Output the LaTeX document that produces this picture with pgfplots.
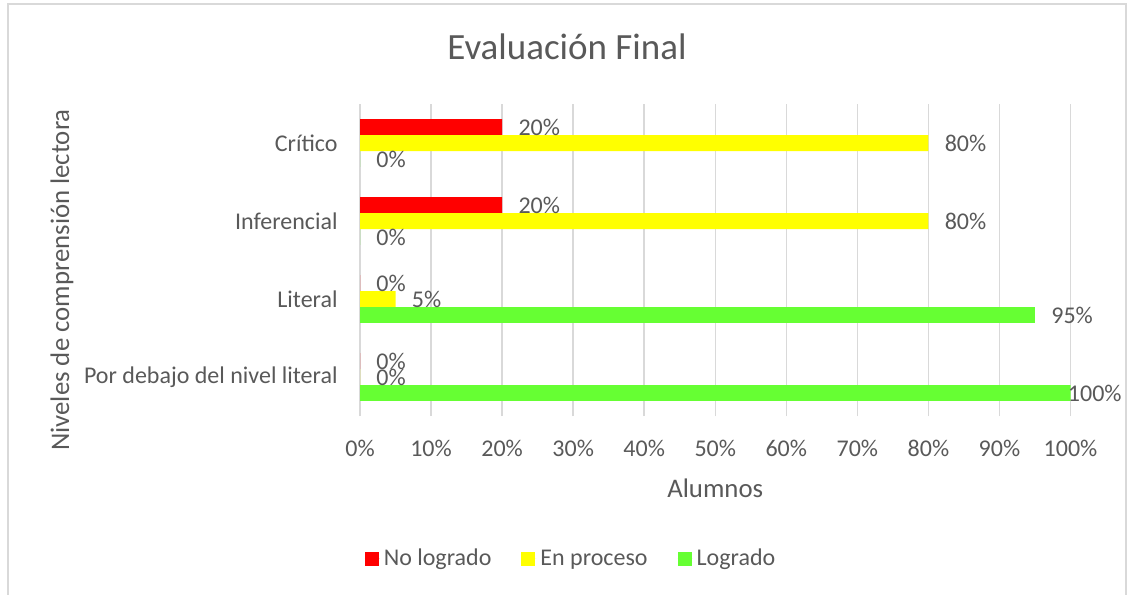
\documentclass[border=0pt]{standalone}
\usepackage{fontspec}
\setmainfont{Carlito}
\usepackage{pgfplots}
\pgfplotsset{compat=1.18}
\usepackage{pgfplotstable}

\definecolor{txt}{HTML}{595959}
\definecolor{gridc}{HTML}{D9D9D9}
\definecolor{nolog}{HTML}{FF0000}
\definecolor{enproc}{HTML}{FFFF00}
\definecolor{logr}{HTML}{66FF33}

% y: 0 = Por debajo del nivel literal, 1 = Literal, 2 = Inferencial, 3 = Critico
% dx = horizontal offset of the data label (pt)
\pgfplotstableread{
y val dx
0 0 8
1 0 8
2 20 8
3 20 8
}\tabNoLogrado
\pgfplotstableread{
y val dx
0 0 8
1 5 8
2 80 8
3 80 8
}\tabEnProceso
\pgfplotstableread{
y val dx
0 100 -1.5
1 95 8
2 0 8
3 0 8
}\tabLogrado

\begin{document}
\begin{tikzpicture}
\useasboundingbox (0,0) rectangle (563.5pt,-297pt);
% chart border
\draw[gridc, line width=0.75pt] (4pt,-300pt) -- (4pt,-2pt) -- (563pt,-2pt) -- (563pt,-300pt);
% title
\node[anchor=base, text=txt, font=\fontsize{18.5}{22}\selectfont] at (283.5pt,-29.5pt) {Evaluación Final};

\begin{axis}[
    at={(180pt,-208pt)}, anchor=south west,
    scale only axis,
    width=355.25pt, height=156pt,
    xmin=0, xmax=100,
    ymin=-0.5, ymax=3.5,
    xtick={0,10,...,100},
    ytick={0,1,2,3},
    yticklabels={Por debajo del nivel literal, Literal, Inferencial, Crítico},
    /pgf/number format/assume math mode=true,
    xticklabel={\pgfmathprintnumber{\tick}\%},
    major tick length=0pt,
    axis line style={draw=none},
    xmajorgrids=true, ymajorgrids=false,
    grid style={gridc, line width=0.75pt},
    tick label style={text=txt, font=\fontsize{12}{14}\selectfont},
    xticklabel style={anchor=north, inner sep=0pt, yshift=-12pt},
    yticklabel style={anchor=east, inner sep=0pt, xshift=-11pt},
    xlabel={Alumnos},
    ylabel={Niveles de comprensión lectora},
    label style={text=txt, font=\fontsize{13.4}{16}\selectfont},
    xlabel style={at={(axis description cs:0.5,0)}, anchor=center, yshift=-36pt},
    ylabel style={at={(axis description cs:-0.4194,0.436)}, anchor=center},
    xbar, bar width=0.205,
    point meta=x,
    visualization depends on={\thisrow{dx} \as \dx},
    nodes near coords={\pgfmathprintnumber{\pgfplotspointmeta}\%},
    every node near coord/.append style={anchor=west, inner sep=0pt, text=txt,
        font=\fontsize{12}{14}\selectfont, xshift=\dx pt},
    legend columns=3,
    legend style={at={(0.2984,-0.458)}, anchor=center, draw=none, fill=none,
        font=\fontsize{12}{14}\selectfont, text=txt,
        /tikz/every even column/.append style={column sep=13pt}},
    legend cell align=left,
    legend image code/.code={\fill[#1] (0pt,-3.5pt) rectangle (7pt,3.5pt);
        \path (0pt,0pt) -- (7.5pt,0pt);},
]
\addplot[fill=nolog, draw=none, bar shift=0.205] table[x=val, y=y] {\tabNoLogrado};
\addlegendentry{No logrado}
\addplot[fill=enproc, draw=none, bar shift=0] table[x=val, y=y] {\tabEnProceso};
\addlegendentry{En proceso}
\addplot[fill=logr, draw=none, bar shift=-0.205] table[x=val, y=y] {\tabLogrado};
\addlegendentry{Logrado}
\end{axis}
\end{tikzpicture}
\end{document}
**********
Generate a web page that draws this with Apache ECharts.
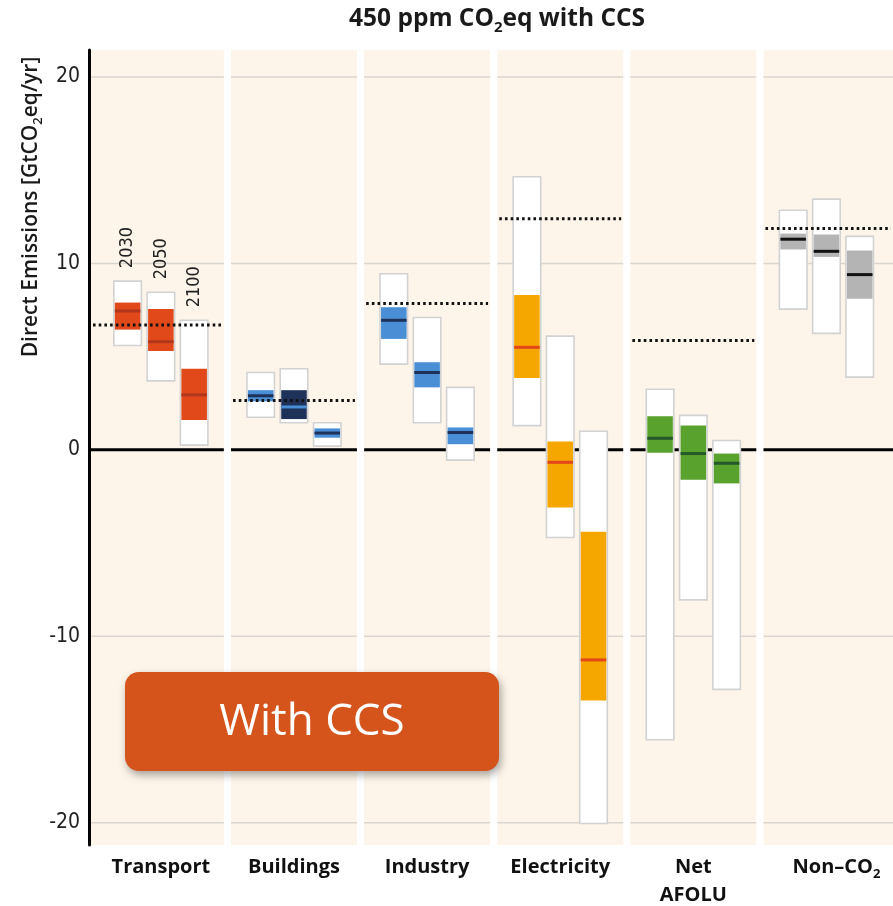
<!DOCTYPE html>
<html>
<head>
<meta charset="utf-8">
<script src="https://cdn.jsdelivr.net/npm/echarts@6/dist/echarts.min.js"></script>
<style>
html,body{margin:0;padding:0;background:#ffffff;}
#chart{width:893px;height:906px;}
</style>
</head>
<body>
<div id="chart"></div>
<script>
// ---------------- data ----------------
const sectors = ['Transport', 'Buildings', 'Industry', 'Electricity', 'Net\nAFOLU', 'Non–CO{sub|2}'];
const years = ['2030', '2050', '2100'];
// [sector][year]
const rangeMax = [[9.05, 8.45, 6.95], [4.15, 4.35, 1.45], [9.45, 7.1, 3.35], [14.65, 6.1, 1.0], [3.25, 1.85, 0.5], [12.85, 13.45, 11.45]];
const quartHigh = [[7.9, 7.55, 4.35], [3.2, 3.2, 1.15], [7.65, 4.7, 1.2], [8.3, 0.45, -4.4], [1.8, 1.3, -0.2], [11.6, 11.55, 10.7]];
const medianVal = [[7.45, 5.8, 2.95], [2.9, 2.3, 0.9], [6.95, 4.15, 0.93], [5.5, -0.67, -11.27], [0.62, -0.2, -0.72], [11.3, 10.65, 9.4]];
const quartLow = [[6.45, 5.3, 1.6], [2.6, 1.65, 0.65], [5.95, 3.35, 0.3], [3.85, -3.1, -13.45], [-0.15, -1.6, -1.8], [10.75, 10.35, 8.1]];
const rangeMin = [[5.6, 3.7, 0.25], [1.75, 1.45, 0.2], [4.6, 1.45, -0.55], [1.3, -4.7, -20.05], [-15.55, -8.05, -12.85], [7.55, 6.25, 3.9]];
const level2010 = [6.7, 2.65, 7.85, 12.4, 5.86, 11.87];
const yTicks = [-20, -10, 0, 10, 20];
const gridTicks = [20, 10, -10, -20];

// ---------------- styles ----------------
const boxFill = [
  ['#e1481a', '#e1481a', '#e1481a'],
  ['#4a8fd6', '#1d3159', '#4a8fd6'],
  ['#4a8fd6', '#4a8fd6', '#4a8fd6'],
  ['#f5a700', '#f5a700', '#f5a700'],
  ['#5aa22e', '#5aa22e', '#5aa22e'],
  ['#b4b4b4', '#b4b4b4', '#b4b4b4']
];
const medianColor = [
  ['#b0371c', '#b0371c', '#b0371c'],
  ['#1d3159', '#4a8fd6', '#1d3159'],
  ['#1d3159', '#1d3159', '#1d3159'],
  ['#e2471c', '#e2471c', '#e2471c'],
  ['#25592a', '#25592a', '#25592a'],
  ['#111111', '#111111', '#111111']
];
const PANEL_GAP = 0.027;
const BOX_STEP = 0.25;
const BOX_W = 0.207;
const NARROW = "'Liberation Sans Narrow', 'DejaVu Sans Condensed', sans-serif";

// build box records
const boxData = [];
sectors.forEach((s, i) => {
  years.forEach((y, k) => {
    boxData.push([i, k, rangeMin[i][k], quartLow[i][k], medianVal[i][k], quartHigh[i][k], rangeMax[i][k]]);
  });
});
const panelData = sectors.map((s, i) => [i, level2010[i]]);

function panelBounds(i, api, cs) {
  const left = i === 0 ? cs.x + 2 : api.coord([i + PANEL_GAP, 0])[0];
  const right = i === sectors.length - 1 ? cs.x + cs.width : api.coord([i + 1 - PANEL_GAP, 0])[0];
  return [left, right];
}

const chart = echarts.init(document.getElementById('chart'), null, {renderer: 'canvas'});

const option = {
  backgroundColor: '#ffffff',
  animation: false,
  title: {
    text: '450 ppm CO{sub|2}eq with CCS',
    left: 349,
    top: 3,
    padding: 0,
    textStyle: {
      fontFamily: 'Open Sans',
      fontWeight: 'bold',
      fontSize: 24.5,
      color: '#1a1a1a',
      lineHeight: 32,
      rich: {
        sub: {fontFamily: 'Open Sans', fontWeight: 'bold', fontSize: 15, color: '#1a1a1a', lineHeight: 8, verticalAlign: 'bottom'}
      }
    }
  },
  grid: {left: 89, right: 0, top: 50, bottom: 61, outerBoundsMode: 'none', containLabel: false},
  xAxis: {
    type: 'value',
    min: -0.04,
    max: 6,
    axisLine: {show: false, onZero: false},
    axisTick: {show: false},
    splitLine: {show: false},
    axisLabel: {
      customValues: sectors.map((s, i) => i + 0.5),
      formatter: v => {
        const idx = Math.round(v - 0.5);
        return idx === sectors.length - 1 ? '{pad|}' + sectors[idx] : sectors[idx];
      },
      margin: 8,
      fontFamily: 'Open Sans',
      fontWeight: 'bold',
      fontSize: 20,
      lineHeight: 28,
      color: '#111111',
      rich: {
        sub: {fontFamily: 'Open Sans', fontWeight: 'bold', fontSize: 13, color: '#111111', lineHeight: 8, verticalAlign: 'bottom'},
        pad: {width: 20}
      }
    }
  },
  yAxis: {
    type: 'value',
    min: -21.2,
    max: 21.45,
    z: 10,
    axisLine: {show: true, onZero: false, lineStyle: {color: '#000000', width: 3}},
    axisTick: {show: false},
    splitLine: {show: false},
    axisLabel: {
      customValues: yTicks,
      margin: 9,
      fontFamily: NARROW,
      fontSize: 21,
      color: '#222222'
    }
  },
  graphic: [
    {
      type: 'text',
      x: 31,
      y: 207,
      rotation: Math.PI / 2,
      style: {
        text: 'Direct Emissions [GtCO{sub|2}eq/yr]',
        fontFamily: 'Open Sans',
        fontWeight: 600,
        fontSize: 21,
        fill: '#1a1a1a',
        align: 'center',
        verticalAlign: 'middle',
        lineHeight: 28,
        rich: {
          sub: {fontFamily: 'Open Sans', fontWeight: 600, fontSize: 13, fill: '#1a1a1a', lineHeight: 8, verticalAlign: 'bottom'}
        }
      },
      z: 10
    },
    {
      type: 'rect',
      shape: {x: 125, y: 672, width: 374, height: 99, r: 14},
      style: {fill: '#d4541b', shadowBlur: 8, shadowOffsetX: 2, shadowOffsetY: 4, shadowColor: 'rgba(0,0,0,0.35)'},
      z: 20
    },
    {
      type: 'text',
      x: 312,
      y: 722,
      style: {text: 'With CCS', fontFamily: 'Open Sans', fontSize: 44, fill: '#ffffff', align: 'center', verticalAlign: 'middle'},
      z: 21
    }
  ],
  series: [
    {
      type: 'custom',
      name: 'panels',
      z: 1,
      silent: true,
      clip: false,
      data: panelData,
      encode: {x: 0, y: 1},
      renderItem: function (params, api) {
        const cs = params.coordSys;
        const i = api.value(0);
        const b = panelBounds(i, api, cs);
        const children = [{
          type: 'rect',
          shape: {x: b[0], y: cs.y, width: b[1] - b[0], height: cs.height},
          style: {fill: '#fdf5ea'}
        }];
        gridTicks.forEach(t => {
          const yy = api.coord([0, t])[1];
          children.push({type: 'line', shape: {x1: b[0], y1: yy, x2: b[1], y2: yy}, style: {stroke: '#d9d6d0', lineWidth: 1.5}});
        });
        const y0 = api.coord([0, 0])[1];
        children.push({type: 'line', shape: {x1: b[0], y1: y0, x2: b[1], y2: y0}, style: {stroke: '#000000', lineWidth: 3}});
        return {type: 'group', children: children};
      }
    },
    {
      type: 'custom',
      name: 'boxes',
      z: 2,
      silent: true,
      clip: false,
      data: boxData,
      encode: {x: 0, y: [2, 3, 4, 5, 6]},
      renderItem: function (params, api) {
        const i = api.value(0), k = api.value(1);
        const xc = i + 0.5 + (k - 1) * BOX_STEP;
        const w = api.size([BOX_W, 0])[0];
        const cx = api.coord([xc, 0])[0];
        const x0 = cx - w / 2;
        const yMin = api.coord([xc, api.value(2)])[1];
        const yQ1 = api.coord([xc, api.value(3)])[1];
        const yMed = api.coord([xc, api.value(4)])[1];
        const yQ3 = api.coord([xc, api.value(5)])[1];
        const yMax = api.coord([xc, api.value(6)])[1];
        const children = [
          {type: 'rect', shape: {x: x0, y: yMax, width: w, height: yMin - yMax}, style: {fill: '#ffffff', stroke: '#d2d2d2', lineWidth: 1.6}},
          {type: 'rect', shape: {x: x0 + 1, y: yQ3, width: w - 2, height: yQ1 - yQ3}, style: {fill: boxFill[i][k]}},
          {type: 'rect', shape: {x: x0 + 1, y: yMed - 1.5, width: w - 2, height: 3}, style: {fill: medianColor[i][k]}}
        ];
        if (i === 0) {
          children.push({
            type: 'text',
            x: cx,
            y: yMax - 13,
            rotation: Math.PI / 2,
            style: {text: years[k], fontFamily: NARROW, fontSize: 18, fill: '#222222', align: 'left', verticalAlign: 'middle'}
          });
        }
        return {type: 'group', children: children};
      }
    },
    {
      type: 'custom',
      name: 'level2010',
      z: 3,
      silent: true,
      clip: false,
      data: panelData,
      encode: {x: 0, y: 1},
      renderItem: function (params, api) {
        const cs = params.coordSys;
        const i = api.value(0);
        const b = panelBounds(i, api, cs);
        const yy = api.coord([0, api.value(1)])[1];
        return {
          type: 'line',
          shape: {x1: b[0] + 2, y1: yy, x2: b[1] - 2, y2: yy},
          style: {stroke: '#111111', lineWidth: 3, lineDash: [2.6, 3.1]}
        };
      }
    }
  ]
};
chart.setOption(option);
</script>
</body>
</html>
**********
**SHORT EXERCISE:** Word for word, repeat the lines above from the one with "Generate a web" through the one with "const gridTicks = [20, 10, -10, -20];", and nothing beyond them. Omit the pictures.

**FINAL ANSWER:**
Generate a web page that draws this with Apache ECharts.
<!DOCTYPE html>
<html>
<head>
<meta charset="utf-8">
<script src="https://cdn.jsdelivr.net/npm/echarts@6/dist/echarts.min.js"></script>
<style>
html,body{margin:0;padding:0;background:#ffffff;}
#chart{width:893px;height:906px;}
</style>
</head>
<body>
<div id="chart"></div>
<script>
// ---------------- data ----------------
const sectors = ['Transport', 'Buildings', 'Industry', 'Electricity', 'Net\nAFOLU', 'Non–CO{sub|2}'];
const years = ['2030', '2050', '2100'];
// [sector][year]
const rangeMax = [[9.05, 8.45, 6.95], [4.15, 4.35, 1.45], [9.45, 7.1, 3.35], [14.65, 6.1, 1.0], [3.25, 1.85, 0.5], [12.85, 13.45, 11.45]];
const quartHigh = [[7.9, 7.55, 4.35], [3.2, 3.2, 1.15], [7.65, 4.7, 1.2], [8.3, 0.45, -4.4], [1.8, 1.3, -0.2], [11.6, 11.55, 10.7]];
const medianVal = [[7.45, 5.8, 2.95], [2.9, 2.3, 0.9], [6.95, 4.15, 0.93], [5.5, -0.67, -11.27], [0.62, -0.2, -0.72], [11.3, 10.65, 9.4]];
const quartLow = [[6.45, 5.3, 1.6], [2.6, 1.65, 0.65], [5.95, 3.35, 0.3], [3.85, -3.1, -13.45], [-0.15, -1.6, -1.8], [10.75, 10.35, 8.1]];
const rangeMin = [[5.6, 3.7, 0.25], [1.75, 1.45, 0.2], [4.6, 1.45, -0.55], [1.3, -4.7, -20.05], [-15.55, -8.05, -12.85], [7.55, 6.25, 3.9]];
const level2010 = [6.7, 2.65, 7.85, 12.4, 5.86, 11.87];
const yTicks = [-20, -10, 0, 10, 20];
const gridTicks = [20, 10, -10, -20];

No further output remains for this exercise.